Badmintonspieler Dietmar Unser wird von seinen Gegnern ehrfürchtig "Zinker" genannt
- Bericht aus der Braunschweiger Zeitung vom 14.10.2014, Autor und Bild Fabian Buß -
Poker und Badminton haben auf den ersten Blick nicht viel gemeinsam. Bei genauerer Betrachtung sind jedoch gewisse Parallelen erkennbar. In beiden Disziplinen geht es oft darum, den Gegner zu täuschen und ins Leere laufen zu lassen, um selber davon zu profitieren.
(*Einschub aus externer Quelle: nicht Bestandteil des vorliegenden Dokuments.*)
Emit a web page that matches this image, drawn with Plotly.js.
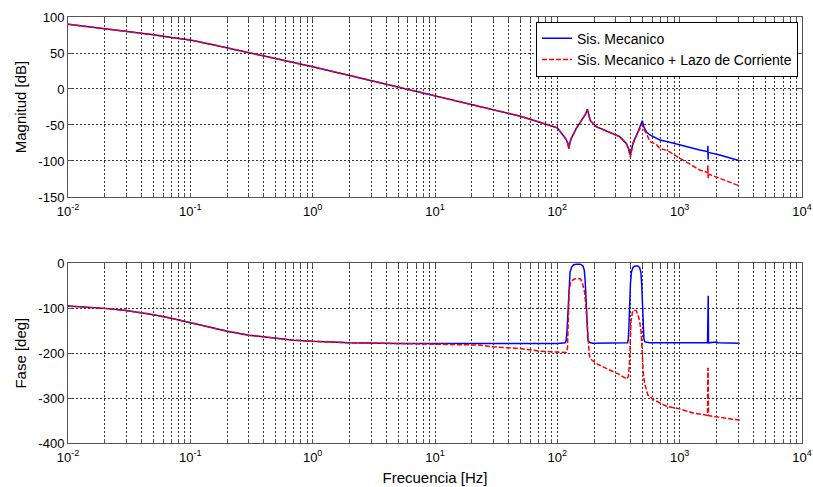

Badmintonspieler Dietmar Unser beherrscht dies wie kaum ein Zweiter in seinem Alter. Regelmäßig düpiert der 71-jährige Doppeleuropameister seine Gegner mit Stoppbällen und schnellen Richtungswechseln. „Die jungen Spieler hauen und kloppen häufig nur. Meine Stärke ist mein gutes Auge. Oft schaue ich nach links und spiele dann nach rechts. Ich nenne das Zinkerei", sagt der Braunschweiger, der für den BC Comet spielt. Manche Gegner würden ihn ehrfürchtig den „Zinker" nennen, berichtet Dietmar Unser stolz.
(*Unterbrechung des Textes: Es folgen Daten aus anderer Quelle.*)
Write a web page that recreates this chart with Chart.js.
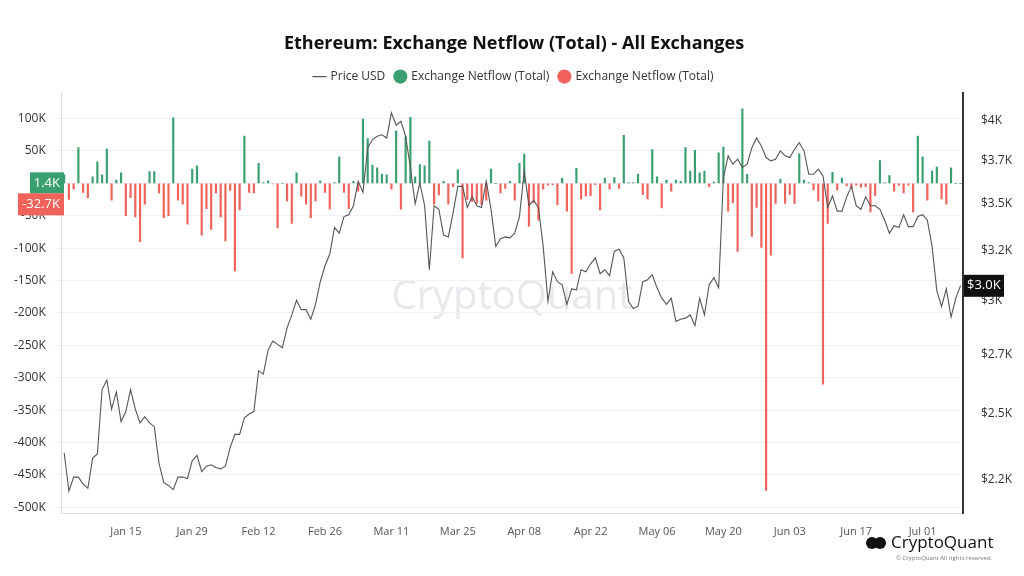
<!DOCTYPE html>
<html><head><meta charset="utf-8">
<script src="https://cdn.jsdelivr.net/npm/chart.js@4"></script>
<style>html,body{margin:0;padding:0;background:#fff;}#wrap{position:relative;width:1024px;height:576px;}</style>
</head><body><div id="wrap"><canvas id="c" width="1024" height="576"></canvas></div>
<script>
const startDate = [2024, 0, 2];
const xTickLabels = ["Jan 15","Jan 29","Feb 12","Feb 26","Mar 11","Mar 25","Apr 08","Apr 22","May 06","May 20","Jun 03","Jun 17","Jul 01"];
const priceUSD = [2350,2210,2260,2260,2235,2220,2330,2345,2600,2640,2520,2590,2470,2510,2600,2520,2465,2490,2465,2450,2310,2240,2230,2215,2260,2260,2255,2320,2340,2280,2300,2305,2295,2290,2300,2370,2420,2420,2485,2500,2510,2680,2665,2770,2810,2795,2780,2870,2930,3000,2955,2955,2910,2980,3090,
3170,3230,3370,3340,3430,3440,3490,3630,3565,3830,3880,3900,3910,3890,4050,3970,3995,3900,3710,3500,3620,3490,3150,3490,3470,3330,3320,3450,3600,3600,3480,3540,3490,3480,3630,3470,3270,3310,3320,3315,
3340,3430,3690,3490,3520,3480,3270,2995,3140,3090,3075,2980,3055,3050,3150,3140,3180,3210,3130,3150,3120,3245,3255,3210,2995,2960,2970,3090,3100,3125,3060,3010,2980,3010,2900,2910,2915,2930,2880,3010,2930,3075,3110,3060,3650,3780,3730,3760,3710,3730,3830,3890,3840,3770,3750,3760,3810,3780,3770,3820,3860,3810,3670,3670,3700,3660,3480,3545,3460,3460,3540,3600,3490,3470,3540,3490,3490,3470,3410,3340,3380,3370,3440,3375,3375,3430,3440,3410,3270,3045,2970,3055,2920,3010,3070];
// netflow in thousands of ETH
const netflowK = [13,-25,-9,55,-14,-22,10,33,13,53,-26,5,16,-50,-22,-52,-90,-32,18,18,-15,-53,-50,101,-26,-32,-63,22,27,-80,-39,-71,-15,-52,-89,-11,-135,-41,73,-14,-15,31,1,4,-1,-69,0,-27,-62,16,-20,-32,-53,-27,4,-14,-40,1,41,-14,-39,3,-12,99,69,28,24,14,13,-9,81,-40,72,102,10,29,27,65,-32,-18,3,-32,-5,21,-115,-25,-28,-31,-33,-26,22,0,-15,-8,3,
-26,31,45,-66,-30,-57,-9,-3,-2,-33,8,-43,-139,23,-24,-20,-19,-2,-41,8,-9,9,-8,74,1,1,14,-17,-24,52,10,-38,5,-12,5,3,55,19,51,16,19,-5,2,47,56,-43,-30,-105,115,14,-82,-37,-99,-474,-111,-31,6,-31,-17,-31,46,5,1,-10,-27,-310,-62,17,-10,8,-4,-8,-3,-6,-5,-44,-19,35,1,12,-12,-3,-15,-3,-44,73,41,-26,19,25,-24,-32,24,0,0];
const leftTicksK = [100,50,0,-50,-100,-150,-200,-250,-300,-350,-400,-450,-500];
const rightTicks = [2250,2500,2750,3000,3250,3500,3750,4000];
const rightTickLabels = ["$2.2K","$2.5K","$2.7K","$3K","$3.2K","$3.5K","$3.7K","$4K"];

const mon = ["Jan","Feb","Mar","Apr","May","Jun","Jul","Aug"];
const labels = priceUSD.map((_, i) => { const d = new Date(startDate[0], startDate[1], startDate[2] + i); return mon[d.getMonth()] + " " + String(d.getDate()).padStart(2, "0"); });
const GREEN = "#3a9f6e", RED = "#f0625a";

const overlay = {
  id: "overlay",
  beforeDraw(chart) {
    const { ctx } = chart;
    ctx.save();
    ctx.font = "40px 'Open Sans', sans-serif";
    ctx.fillStyle = "rgba(205,205,212,0.45)";
    ctx.textAlign = "center"; ctx.textBaseline = "middle";
    ctx.fillText("CryptoQuant", 512, 298);
    ctx.restore();
  },
  afterDraw(chart) {
    const { ctx } = chart;
    const yL = chart.scales.y, yR = chart.scales.y1;
    ctx.save();
    ctx.font = "13px 'Open Sans', sans-serif";
    ctx.textBaseline = "middle"; ctx.textAlign = "right";
    const z = yL.getPixelForValue(0);
    ctx.fillStyle = GREEN; ctx.fillRect(30, z - 11, 34, 21);
    ctx.fillStyle = "#fff"; ctx.fillText("1.4K", 60, z - 0.5);
    ctx.fillStyle = RED; ctx.fillRect(18, z + 10, 46, 22);
    ctx.fillStyle = "#fff"; ctx.fillText("-32.7K", 60, z + 21);
    const py = yR.getPixelForValue(priceUSD[priceUSD.length - 1]);
    ctx.fillStyle = "#111"; ctx.fillRect(964, py - 11, 40, 22);
    ctx.fillStyle = "#fff"; ctx.textAlign = "left"; ctx.fillText("$3.0K", 967, py);
    ctx.fillStyle = "#111";
    ctx.beginPath(); ctx.arc(872, 543, 6, 0, Math.PI * 2); ctx.fill();
    ctx.beginPath(); ctx.arc(880, 543, 6, 0, Math.PI * 2); ctx.fill();
    ctx.font = "17px 'Open Sans', sans-serif"; ctx.textAlign = "left";
    ctx.fillText("CryptoQuant", 891, 543);
    ctx.font = "6px 'Open Sans', sans-serif"; ctx.fillStyle = "#777";
    ctx.fillText("© CryptoQuant All rights reserved.", 896, 558);
    ctx.restore();
  }
};

new Chart(document.getElementById("c"), {
  data: {
    labels,
    datasets: [
      { type: "line", label: "Price USD", data: priceUSD, yAxisID: "y1", borderColor: "#555", borderWidth: 1.1, pointRadius: 0, tension: 0, order: 0, pointStyle: "line" },
      { type: "bar", label: "Exchange Netflow (Total)", data: netflowK.map(v => v >= 0 ? v * 1000 : null), yAxisID: "y", backgroundColor: GREEN, barThickness: 1.5, order: 1, pointStyle: "circle" },
      { type: "bar", label: "Exchange Netflow (Total)", data: netflowK.map(v => v < 0 ? v * 1000 : null), yAxisID: "y", backgroundColor: RED, barThickness: 1.5, order: 2, pointStyle: "circle" }
    ]
  },
  options: {
    responsive: false, animation: false,
    layout: { padding: { left: 6, right: 2, top: 0, bottom: 35 } },
    plugins: {
      title: { display: true, text: "Ethereum: Exchange Netflow (Total) - All Exchanges", font: { family: "'Open Sans', sans-serif", size: 18, weight: "bold" }, color: "#111", padding: { top: 33, bottom: 6 } },
      legend: { labels: { usePointStyle: true, boxWidth: 10, boxHeight: 10, font: { family: "'Open Sans', sans-serif", size: 12 }, color: "#333", padding: 10 } },
      tooltip: { enabled: false }
    },
    scales: {
      x: { stacked: true, grid: { display: false }, border: { color: "#ddd" },
        ticks: { autoSkip: false, maxRotation: 0, color: "#555", font: { family: "'Open Sans', sans-serif", size: 11 },
          callback(v) { const l = labels[v]; return xTickLabels.includes(l) ? l : null; } } },
      y: { stacked: true, position: "left", min: -510000, max: 140000,
        afterBuildTicks(s) { s.ticks = leftTicksK.map(v => ({ value: v * 1000 })); },
        grid: { color: "#f0f0f0" }, border: { display: true, color: "#ddd" },
        ticks: { color: "#333", font: { family: "'Open Sans', sans-serif", size: 12 }, callback: v => (v / 1000) + "K", padding: 8 } },
      y1: { type: "logarithmic", position: "right", min: 2131, max: 4183,
        afterBuildTicks(s) { s.ticks = rightTicks.map(v => ({ value: v })); },
        grid: { display: false }, border: { color: "#333", width: 2 },
        ticks: { color: "#333", font: { family: "'Open Sans', sans-serif", size: 12 }, padding: 10, callback: v => rightTickLabels[rightTicks.indexOf(v)] } }
    }
  },
  plugins: [overlay]
});
</script></body></html>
Der fintenreiche Spielstil hat dem ehemaligen Bundesligaspieler schon über hundert Medaillen eingebracht. Vor zwei Wochen bei der Europameisterschaft im portugiesischen Caldas da Rainha gelang dem 71-Jährigen jedoch ein besonderes Kunststück: Er holte gleich drei Medaillen.
In der Altersklasse O70 gewann der Braunschweiger den Titel im Doppel sowie in der Mixed-Konkurrenz. Noch nie zuvor hatte er EM-Gold errungen. Lediglich im Einzel musste er sich mit Silber begnügen. „Ich war etwas müde, da ich kurz vorher das Mixed-Halbfinale spielen musste" analysierte Unser die Endspiel-Niederlage. Der Ärger über das verpasste Einzelgold war jedoch schnell verflogen. Heute überwiegen die positiven Erinnerungen, schließlich war der gebürtige Mecklenburger der erfolgreichste Starter der deutschen Delegation.
Spieler, 1500 Zuschauer, 50 Fotografen sowie ein portugiesisches Fernsehteam, das live berichtete, machten dieses Turnier für ihn zu einem unvergesslichen Ereignis. Gleichzeitig traf er auf viele langjährige Weggefährten. „Wir sind wie eine große Familie und freuen uns immer, wenn wir uns sehen" erzählt Unser. Bei der EM hat er sogar einige neue Fans dazu gewonnen: „Im Finale haben mir die Franzosen die ganze Zeit zugejubelt. Und ich habe keine Ahnung wieso."
Zurück in der Heimat, wurden die Medaillen gleich eingerahmt und alle Spielberichte sorgfältig, abgeheftet. Drei dicke Ordner haben sich bis heute angesammelt. Im kommenden Jahr geht Dietmar Unser in seine 60. Saison. Ans Aufhören denkt er noch lange nicht. Im September 2015 findet die WM im schwedischen Helsingborg statt. Dort möchte der Doppeleuropameister unbedingt an den Start gehen, zumal er als Titelträger wahrscheinlich gesetzt ist. Dafür trainiert er zweimal in der Woche und schuftet zusätzlich im Fitnessstudio.
Zuhause laufen die WM-Vorbereitungen schon auf Hochtouren. Ehefrau Petra hat bereits mit der Reiseplanung begonnen. „Meine Frau begleitet mich auf allen großen Turnieren und kümmert sich um den Papierkram, der vor den Reisen anfällt", erläutert Unser.
Während er mit dem Alter ruhiger geworden ist und keine Schläger mehr aus Frust zertrümmert, leidet seine Frau auf der Tribüne emotional mit. „Sie regt sich mehr auf als ich", scherzt der Badminton-Routinier. Bleibt zu hoffen, dass es bei der WM wenig Grund zum Aufregen gibt.